══ RAW DATA

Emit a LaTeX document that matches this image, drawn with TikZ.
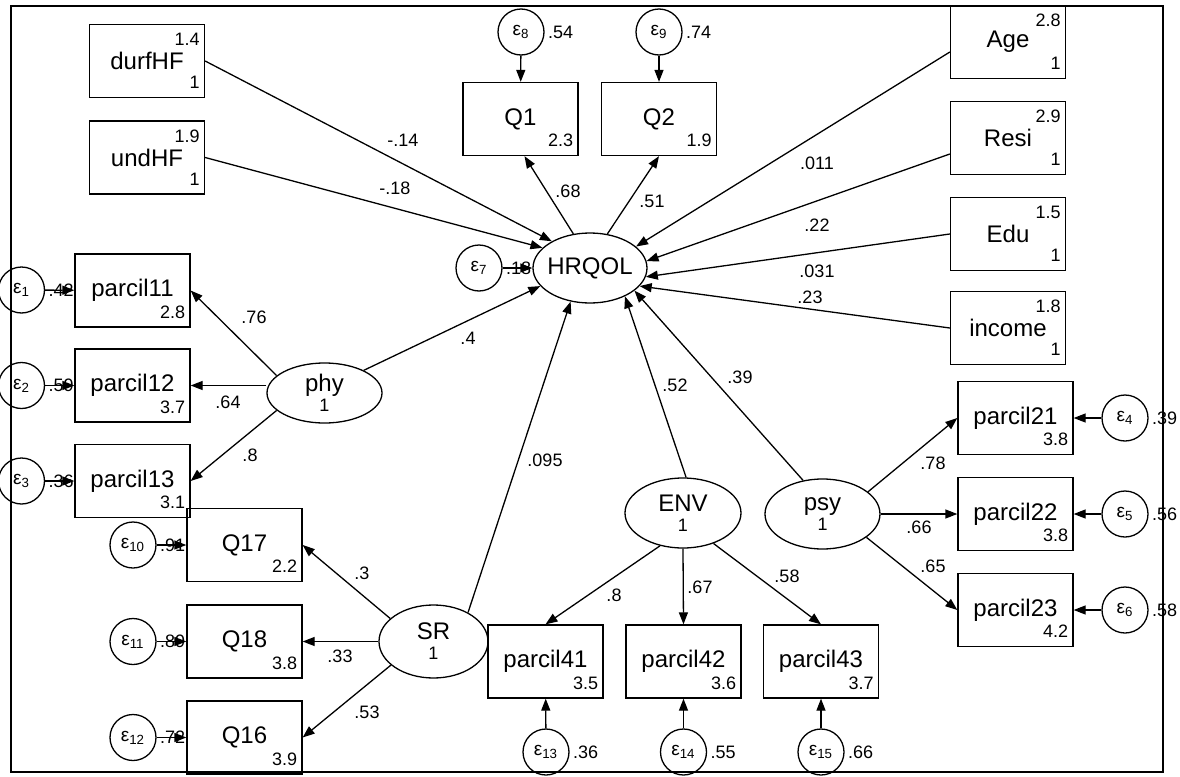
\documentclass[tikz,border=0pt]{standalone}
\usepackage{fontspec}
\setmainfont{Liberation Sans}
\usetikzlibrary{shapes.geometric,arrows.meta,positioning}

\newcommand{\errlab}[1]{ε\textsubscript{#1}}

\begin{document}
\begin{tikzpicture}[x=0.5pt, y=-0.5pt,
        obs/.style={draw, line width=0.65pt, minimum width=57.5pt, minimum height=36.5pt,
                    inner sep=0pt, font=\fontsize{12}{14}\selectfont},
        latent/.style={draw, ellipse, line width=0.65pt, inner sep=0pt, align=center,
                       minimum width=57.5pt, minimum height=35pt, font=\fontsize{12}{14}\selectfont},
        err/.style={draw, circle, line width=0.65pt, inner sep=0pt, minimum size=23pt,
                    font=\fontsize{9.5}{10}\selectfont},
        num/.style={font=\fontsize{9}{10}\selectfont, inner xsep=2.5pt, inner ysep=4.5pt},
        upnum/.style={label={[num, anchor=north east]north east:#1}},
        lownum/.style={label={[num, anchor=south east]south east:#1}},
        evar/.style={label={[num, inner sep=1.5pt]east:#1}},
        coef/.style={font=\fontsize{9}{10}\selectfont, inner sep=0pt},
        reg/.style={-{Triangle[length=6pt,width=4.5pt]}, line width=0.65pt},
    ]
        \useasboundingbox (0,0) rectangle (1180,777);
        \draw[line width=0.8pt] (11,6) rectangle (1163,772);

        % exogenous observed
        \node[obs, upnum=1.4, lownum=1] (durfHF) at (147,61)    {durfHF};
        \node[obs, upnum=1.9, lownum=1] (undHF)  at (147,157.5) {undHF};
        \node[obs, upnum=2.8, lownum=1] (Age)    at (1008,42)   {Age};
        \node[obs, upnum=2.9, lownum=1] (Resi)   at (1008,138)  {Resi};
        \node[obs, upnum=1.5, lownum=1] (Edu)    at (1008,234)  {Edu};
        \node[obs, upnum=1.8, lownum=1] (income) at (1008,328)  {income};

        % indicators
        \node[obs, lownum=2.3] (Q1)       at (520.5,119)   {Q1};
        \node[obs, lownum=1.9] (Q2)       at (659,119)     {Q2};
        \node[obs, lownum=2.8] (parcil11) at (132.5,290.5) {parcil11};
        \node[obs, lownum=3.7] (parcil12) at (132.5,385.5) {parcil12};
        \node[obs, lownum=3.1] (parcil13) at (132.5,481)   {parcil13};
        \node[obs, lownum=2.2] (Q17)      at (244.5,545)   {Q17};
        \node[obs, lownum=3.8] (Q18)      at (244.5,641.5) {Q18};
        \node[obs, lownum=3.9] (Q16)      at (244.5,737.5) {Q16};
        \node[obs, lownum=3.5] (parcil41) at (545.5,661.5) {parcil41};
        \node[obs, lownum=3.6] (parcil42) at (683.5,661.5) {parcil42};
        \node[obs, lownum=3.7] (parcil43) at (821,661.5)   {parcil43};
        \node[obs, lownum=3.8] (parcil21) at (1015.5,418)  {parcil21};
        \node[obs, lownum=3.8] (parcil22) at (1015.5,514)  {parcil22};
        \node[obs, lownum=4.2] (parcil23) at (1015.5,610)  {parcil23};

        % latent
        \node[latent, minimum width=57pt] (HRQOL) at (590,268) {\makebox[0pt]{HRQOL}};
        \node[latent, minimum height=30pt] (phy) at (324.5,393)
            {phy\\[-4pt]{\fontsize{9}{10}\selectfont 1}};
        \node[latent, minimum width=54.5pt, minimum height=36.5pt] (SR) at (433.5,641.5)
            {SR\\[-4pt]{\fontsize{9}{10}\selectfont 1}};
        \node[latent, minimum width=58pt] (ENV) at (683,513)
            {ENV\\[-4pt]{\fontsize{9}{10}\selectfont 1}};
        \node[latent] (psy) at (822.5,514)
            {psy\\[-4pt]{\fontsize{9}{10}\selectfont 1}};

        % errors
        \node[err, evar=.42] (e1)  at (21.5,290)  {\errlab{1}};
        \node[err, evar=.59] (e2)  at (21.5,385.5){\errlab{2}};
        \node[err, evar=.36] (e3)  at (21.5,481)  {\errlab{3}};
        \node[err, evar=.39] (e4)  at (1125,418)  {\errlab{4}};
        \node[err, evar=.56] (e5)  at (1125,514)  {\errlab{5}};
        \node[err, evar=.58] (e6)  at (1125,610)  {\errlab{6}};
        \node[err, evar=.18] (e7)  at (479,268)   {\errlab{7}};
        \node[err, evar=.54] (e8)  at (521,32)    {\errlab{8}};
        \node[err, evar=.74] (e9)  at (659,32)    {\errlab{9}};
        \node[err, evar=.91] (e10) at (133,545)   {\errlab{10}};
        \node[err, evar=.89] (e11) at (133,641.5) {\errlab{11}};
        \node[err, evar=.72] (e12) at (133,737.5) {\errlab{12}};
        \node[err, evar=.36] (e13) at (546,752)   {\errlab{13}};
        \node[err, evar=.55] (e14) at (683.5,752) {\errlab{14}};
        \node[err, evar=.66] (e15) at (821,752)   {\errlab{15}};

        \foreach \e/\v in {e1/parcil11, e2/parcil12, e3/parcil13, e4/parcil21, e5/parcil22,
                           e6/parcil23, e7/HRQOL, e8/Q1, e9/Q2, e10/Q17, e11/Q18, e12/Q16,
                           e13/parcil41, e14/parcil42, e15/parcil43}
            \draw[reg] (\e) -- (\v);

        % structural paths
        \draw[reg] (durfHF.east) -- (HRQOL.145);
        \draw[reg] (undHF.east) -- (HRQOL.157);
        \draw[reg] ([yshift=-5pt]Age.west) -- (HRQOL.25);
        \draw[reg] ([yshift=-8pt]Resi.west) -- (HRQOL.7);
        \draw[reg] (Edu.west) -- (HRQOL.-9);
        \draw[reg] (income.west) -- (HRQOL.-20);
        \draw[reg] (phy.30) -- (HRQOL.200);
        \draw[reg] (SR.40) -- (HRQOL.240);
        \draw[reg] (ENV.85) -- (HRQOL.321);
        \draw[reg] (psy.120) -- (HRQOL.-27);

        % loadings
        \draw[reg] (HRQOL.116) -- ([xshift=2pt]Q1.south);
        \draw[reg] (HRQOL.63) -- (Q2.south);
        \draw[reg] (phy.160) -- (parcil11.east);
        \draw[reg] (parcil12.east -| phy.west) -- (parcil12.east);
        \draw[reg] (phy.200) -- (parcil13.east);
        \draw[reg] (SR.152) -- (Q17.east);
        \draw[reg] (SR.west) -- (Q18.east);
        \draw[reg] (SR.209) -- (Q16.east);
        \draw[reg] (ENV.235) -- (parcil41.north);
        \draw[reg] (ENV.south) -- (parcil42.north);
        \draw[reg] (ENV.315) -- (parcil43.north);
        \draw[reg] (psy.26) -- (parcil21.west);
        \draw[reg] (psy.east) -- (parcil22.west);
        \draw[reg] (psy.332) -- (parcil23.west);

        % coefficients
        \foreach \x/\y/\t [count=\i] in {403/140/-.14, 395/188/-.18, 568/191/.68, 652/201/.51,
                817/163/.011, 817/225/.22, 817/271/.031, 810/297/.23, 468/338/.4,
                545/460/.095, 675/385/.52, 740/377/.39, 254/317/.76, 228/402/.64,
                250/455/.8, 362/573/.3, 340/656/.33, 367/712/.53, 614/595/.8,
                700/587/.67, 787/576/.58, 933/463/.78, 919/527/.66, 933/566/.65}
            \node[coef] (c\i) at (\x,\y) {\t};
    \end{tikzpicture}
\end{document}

════

## GOAL
Exactly as they appear, print the lines of the listing above from its first line through the line that contains "upnum=1.8, lownum=1] (income)", minus the pictures.

## PROBLEM SOLUTION
Emit a LaTeX document that matches this image, drawn with TikZ.
\documentclass[tikz,border=0pt]{standalone}
\usepackage{fontspec}
\setmainfont{Liberation Sans}
\usetikzlibrary{shapes.geometric,arrows.meta,positioning}

\newcommand{\errlab}[1]{ε\textsubscript{#1}}

\begin{document}
\begin{tikzpicture}[x=0.5pt, y=-0.5pt,
        obs/.style={draw, line width=0.65pt, minimum width=57.5pt, minimum height=36.5pt,
                    inner sep=0pt, font=\fontsize{12}{14}\selectfont},
        latent/.style={draw, ellipse, line width=0.65pt, inner sep=0pt, align=center,
                       minimum width=57.5pt, minimum height=35pt, font=\fontsize{12}{14}\selectfont},
        err/.style={draw, circle, line width=0.65pt, inner sep=0pt, minimum size=23pt,
                    font=\fontsize{9.5}{10}\selectfont},
        num/.style={font=\fontsize{9}{10}\selectfont, inner xsep=2.5pt, inner ysep=4.5pt},
        upnum/.style={label={[num, anchor=north east]north east:#1}},
        lownum/.style={label={[num, anchor=south east]south east:#1}},
        evar/.style={label={[num, inner sep=1.5pt]east:#1}},
        coef/.style={font=\fontsize{9}{10}\selectfont, inner sep=0pt},
        reg/.style={-{Triangle[length=6pt,width=4.5pt]}, line width=0.65pt},
    ]
        \useasboundingbox (0,0) rectangle (1180,777);
        \draw[line width=0.8pt] (11,6) rectangle (1163,772);

        % exogenous observed
        \node[obs, upnum=1.4, lownum=1] (durfHF) at (147,61)    {durfHF};
        \node[obs, upnum=1.9, lownum=1] (undHF)  at (147,157.5) {undHF};
        \node[obs, upnum=2.8, lownum=1] (Age)    at (1008,42)   {Age};
        \node[obs, upnum=2.9, lownum=1] (Resi)   at (1008,138)  {Resi};
        \node[obs, upnum=1.5, lownum=1] (Edu)    at (1008,234)  {Edu};
        \node[obs, upnum=1.8, lownum=1] (income) at (1008,328)  {income};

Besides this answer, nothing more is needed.